Newcastle United harus rela merogoh koceknya lebih dalam ketika manajer sekelas Benitez dibebani target langsung promosi pada 2016 silam dan ternyata berhasil. Huddersfield Town, klub debutan yang penampilannya musim ini menjanjikan, dilatih oleh manajer kebangsaan Jerman-Amerika Serikat, David Wagner. Middlesbrough juga berhasil dibawa promosi oleh Aitor Karanka yang berkebangsan Spanyol. Kandidat juara Championship musim ini, Wolverhampton Wanderers juga dilatih oleh manajer berkebanngsaan Portugal, Nuno Espirito Santo.

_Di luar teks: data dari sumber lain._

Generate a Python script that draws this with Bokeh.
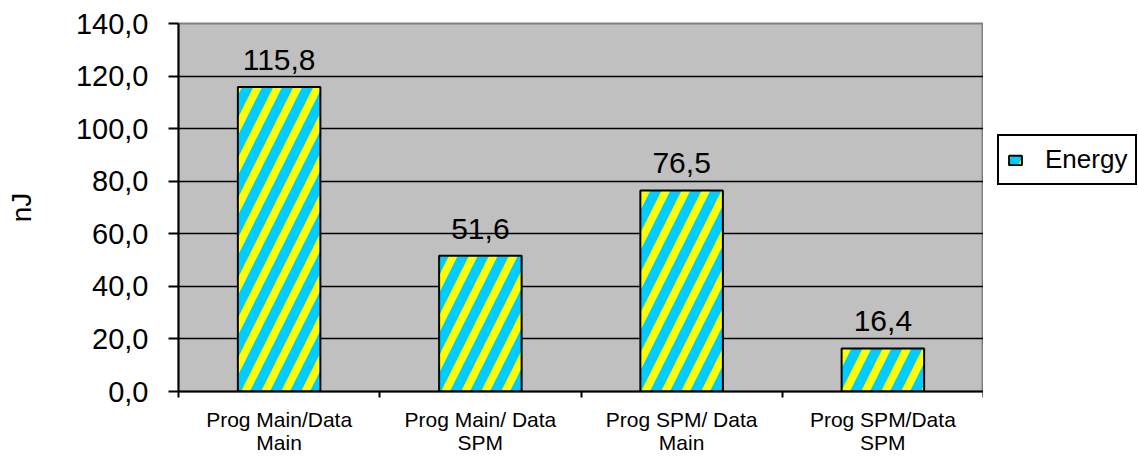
from bokeh.plotting import figure
from bokeh.layouts import row
from bokeh.models import (ColumnDataSource, Range1d, FixedTicker, CustomJSTickFormatter,
                          LabelSet, Legend, LegendItem)
from bokeh.core.properties import value
from bokeh.embed import file_html
from bokeh.resources import INLINE
import numpy as np

categories = ["Prog Main/Data\nMain", "Prog Main/ Data\nSPM", "Prog SPM/ Data\nMain", "Prog SPM/Data\nSPM"]
energy = [115.8, 51.6, 76.5, 16.4]
y_ticks = [0, 20, 40, 60, 80, 100, 120, 140]
series_name = "Energy"
y_label = "nJ"

FONT = "Liberation Sans"
BAR_STYLE = dict(fill_color="#FFFF00", line_color="black", line_width=2,
                 hatch_pattern="/", hatch_color="#00CCFF", hatch_weight=10, hatch_scale=40)

xpos = np.arange(len(categories)) + 0.5
src = ColumnDataSource(dict(
    x=xpos, top=energy,
    txt=[f"{v:.1f}".replace(".", ",") for v in energy],
))

p = figure(width=983, height=456, output_backend="svg", toolbar_location=None,
           x_range=Range1d(0, len(categories)), y_range=Range1d(y_ticks[0], y_ticks[-1]),
           min_border_left=178, min_border_right=0, min_border_top=23, min_border_bottom=63)
p.background_fill_color = "#C0C0C0"
p.border_fill_color = "white"
p.outline_line_color = "#808080"
p.outline_line_width = 2

bars = p.vbar(x="x", top="top", bottom=0, width=0.41, source=src, **BAR_STYLE)

labels = LabelSet(x="x", y="top", text="txt", source=src, text_align="center",
                  text_baseline="alphabetic", y_offset=17, text_font=value(FONT),
                  text_font_size="30px", text_color="black")
p.add_layout(labels)

# y axis
yax = p.yaxis[0]
yax.ticker = FixedTicker(ticks=y_ticks)
yax.formatter = CustomJSTickFormatter(code="return tick.toFixed(1).replace('.', ',');")
yax.major_tick_out = 10
yax.major_tick_in = 0
yax.minor_tick_out = 0
yax.minor_tick_in = 0
yax.axis_line_width = 2
yax.major_tick_line_width = 2
yax.major_label_text_font = FONT
yax.major_label_text_font_size = "29px"
yax.major_label_text_color = "black"
yax.major_label_standoff = 20
yax.axis_label = y_label
yax.axis_label_text_font = FONT
yax.axis_label_text_font_size = "28px"
yax.axis_label_text_font_style = "normal"
yax.axis_label_text_color = "black"
yax.axis_label_standoff = 36

# x axis: labels at centers, boundary ticks as minor ticks
xax = p.xaxis[0]
xax.ticker = FixedTicker(ticks=list(xpos), minor_ticks=list(range(len(categories) + 1)))
xax.major_label_overrides = {float(x): c for x, c in zip(xpos, categories)}
xax.major_tick_out = 0
xax.major_tick_in = 0
xax.minor_tick_out = 6
xax.minor_tick_in = 0
xax.minor_tick_line_width = 2
xax.minor_tick_line_color = "black"
xax.axis_line_width = 2
xax.major_label_text_font = FONT
xax.major_label_text_font_size = "21px"
xax.major_label_text_color = "black"
xax.major_label_text_line_height = 1.0
xax.major_label_standoff = 10

p.xgrid.visible = False
p.ygrid.ticker = FixedTicker(ticks=y_ticks[1:-1])
p.ygrid.grid_line_color = "black"
p.ygrid.grid_line_width = 1.5

# legend panel to the right of the chart
pl = figure(width=155, height=456, output_backend="svg", toolbar_location=None,
            x_range=Range1d(0, 1), y_range=Range1d(0, 1),
            min_border=0, outline_line_color=None)
pl.axis.visible = False
pl.grid.visible = False
# a bar with no position: nothing is drawn, only its legend swatch is seen
legend_bar = pl.vbar(x=[float("nan")], top=[float("nan")], width=0.5, **BAR_STYLE)
legend = Legend(items=[LegendItem(label=series_name, renderers=[legend_bar])],
                location=(14, 206), margin=0,
                border_line_color="black", border_line_width=2, border_line_alpha=1,
                background_fill_color="white", background_fill_alpha=1,
                label_text_font=FONT, label_text_font_size="26px", label_text_color="black",
                glyph_width=16, glyph_height=12, label_standoff=22, padding=8, spacing=0)
pl.add_layout(legend)

layout = row(p, pl, spacing=0)
open("out.html", "w").write(file_html(layout, INLINE))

Musim ini ada 6 manajer luar Britania & Irlandia yang melatih di Championship.

Untungnya, masih ada harapan bagi manajer Britania, mengingat sebagian besar dari mereka yang promosi ternyata manajer lokal. Hasilnya? Bisa dibilang lumayan. Sean Dyche, misalnya. Manajer yang sukses membawa Burnley promosi kedua kalinya di musim 2015/2016, kini bisa membawa The Clarets memperebutkan posisi Europa League musim depan. Ada pula nama Eddie Howe yang sukses membawa Bournemouth promosi 2 divisi dalam 3 tahun ke Premier League.

Bisa dikatakan peluang bagi para manajer Britania di Premier League hanya bisa didapatkan bagi tim-tim diluar Big Six. Dengan segala keterbatasan finansial yang dimiliki klub-klub tersebut, artinya manajer Britania dituntut untuk bisa bersaing dengan klub Big Six yang lebih melimpah sumber dayanya.

Melihat fenomena ini, para manajer Britania seharusnya bisa ‘memanfaatkan’ manajer-manajer asing ini untuk mempelajari kelebihan dan kekurangan mereka. Karena tak dapat dipungkiri, kehadiran manajer sekelas Antonio Conte ataupun Pep Guardiola terbukti mengubah gaya bermain klub dalam waktu yang singkat. Hal ini juga secara tak langsung memengaruhi tim-tim lain untuk beradaptasi dengan taktik mereka. Ini membuat manajer Inggris, Skotlandia, ataupun Irlandia dituntut harus lebih cerdik.

Dan yang paling penting, keberlangsungan regenerasi manajer Britania ini harus disadari para pemilik klub pun dengan lebih memberikan kesempatan untuk para manajer lokal, karena bagaimanapun mereka pulalah yang pada akhirnya memberi pengaruh besar dalam berkurangnya pertumbuhan manajer asli Britania.